À court terme, la relation russo-turque sera en bonne partie déterminée par le tour que prendra le conflit syrien et les négociations en vue de sa résolution. Elle devra également se lire à travers le prisme des rapports de chacun des deux pays avec l’Union européenne et les États-Unis.

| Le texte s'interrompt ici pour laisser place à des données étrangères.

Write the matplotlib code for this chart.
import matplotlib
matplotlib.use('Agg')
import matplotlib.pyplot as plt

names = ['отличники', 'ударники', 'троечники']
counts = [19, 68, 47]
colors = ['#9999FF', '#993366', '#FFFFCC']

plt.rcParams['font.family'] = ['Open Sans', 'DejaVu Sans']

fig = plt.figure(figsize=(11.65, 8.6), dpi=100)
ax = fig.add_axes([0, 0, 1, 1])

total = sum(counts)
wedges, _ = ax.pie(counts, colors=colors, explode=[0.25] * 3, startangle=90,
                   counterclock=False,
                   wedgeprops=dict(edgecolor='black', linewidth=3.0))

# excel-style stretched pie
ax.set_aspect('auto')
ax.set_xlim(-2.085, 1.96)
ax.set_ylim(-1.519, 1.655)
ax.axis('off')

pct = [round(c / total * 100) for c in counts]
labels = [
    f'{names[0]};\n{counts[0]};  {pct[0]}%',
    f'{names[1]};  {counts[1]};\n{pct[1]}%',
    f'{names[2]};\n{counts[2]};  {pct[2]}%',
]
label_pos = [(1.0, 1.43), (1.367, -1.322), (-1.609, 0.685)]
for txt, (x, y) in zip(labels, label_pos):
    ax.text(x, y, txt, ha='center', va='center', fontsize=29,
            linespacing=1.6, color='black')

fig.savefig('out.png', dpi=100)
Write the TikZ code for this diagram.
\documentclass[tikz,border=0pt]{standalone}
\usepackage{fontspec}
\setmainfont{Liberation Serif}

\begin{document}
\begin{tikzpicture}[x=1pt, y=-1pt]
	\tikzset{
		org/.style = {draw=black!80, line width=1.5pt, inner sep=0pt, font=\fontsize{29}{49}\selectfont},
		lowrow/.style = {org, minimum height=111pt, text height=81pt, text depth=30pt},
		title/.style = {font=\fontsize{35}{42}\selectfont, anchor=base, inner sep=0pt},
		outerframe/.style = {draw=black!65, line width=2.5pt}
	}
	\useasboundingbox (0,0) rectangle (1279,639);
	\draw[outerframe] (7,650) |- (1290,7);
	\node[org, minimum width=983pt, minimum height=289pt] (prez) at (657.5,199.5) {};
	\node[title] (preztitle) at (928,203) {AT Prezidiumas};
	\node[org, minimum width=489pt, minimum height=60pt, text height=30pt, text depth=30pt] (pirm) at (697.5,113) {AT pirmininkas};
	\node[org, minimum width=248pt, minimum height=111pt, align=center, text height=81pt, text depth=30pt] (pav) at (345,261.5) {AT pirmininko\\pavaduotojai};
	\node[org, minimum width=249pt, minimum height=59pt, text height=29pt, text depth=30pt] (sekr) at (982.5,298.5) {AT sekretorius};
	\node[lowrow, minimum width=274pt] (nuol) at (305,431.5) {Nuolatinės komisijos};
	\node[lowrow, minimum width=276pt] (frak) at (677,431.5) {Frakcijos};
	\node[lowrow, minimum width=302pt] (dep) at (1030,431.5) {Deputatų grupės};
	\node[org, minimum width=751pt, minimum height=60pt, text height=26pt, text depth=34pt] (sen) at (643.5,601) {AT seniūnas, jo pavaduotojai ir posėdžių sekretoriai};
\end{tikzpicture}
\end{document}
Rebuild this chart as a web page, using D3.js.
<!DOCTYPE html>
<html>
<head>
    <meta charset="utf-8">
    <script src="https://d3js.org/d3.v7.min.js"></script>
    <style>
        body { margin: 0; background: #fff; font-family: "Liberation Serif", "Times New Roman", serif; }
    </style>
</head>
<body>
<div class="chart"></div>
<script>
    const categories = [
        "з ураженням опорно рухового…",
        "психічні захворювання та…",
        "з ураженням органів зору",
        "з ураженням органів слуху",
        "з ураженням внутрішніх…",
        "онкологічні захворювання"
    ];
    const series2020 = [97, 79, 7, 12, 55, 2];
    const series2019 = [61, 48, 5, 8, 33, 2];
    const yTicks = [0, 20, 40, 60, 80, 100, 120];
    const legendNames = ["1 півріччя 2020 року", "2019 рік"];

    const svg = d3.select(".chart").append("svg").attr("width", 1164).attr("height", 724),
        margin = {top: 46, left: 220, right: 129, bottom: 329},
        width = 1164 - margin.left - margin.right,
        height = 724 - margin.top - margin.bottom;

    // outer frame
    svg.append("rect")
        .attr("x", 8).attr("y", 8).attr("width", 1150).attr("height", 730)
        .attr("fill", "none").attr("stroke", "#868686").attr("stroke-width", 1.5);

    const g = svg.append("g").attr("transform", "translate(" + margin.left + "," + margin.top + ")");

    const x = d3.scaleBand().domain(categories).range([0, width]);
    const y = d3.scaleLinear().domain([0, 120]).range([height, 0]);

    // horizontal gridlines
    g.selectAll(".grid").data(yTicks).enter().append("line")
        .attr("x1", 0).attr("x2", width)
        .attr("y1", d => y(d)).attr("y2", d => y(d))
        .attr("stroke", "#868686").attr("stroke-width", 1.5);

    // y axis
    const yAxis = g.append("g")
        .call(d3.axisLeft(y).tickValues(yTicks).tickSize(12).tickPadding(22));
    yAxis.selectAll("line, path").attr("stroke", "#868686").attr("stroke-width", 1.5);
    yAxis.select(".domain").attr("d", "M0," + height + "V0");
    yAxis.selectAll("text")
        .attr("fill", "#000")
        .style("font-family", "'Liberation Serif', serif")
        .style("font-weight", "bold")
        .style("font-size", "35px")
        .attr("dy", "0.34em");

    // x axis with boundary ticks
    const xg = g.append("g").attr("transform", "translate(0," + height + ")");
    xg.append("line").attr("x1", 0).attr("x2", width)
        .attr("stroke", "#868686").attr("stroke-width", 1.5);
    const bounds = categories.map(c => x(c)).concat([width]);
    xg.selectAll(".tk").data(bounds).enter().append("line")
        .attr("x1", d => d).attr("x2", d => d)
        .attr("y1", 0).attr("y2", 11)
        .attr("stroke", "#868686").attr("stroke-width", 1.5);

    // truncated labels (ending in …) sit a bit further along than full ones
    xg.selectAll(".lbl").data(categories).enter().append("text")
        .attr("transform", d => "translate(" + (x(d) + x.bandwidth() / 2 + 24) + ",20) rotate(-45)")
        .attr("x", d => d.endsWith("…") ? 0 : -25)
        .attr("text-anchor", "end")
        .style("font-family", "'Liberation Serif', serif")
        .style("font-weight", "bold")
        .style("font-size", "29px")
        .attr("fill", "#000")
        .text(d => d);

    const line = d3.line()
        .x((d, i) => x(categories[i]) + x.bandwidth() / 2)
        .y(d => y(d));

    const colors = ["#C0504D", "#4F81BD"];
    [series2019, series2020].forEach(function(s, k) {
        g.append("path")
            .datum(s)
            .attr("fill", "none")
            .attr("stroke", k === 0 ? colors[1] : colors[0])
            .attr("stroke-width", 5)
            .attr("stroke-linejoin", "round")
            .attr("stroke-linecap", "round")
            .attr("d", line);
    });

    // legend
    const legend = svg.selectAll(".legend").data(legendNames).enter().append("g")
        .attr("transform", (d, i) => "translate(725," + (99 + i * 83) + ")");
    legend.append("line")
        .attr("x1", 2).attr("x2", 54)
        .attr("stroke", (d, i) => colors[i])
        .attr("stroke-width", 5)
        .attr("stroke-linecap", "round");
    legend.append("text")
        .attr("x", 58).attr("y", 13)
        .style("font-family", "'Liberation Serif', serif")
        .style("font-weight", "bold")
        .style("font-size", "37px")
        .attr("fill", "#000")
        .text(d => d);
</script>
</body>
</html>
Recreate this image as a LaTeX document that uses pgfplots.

En définitive, les évolutions de la politique extérieure de la Turquie découlent aussi bien de sa longue quête d’identité, perceptible depuis maintenant cinq décennies, que de sa volonté plus récente de tenir compte des nouveaux paradigmes structurant les relations internationales. Désormais, les valeurs que les pays occidentaux considèrent encore — plus ou moins confusément — comme universelles ne parviennent plus à s’imposer, ni militairement, ni politiquement, ni culturellement. Par-delà leur diversité, les puissances dites émergentes s’affirment sur la scène mondiale et bousculent les équilibres anciens. La Turquie est un exemple de ce bouleversement du monde, et le président Erdoğan exprime régulièrement son refus d’un ordre international régi par les cinq membres du Conseil de sécurité des Nations unies. « Je persiste à le répéter : le Conseil de sécurité de l’ONU doit être réformé pour mieux représenter le monde d’aujourd’hui. C’est ce que je veux dire quand j’explique que le monde est plus grand que cinq (3) », a-t-il ainsi déclaré lors de la session de clôture de la 62e Assemblée parlementaire de l’OTAN, le 21 novembre 2016, à Istanbul.
Les alliés traditionnels de la Turquie doivent donc apprendre à distinguer ce qui relève de la posture conjoncturelle — souvent motivée par des raisons de politique intérieure — de ce qui pourrait, hypothétiquement, devenir structurant dans les années à venir.
(1) Cette doctrine est explicitée dans son ouvrage Stratejik Derinlik (« Profondeur stratégique »), publié en 2001 en Turquie, non traduit en français ni en anglais.
(2) Jens Stoltenberg, « L’OTAN : un atout pour l’Europe, un atout pour l’Amérique », 17 juillet 2019.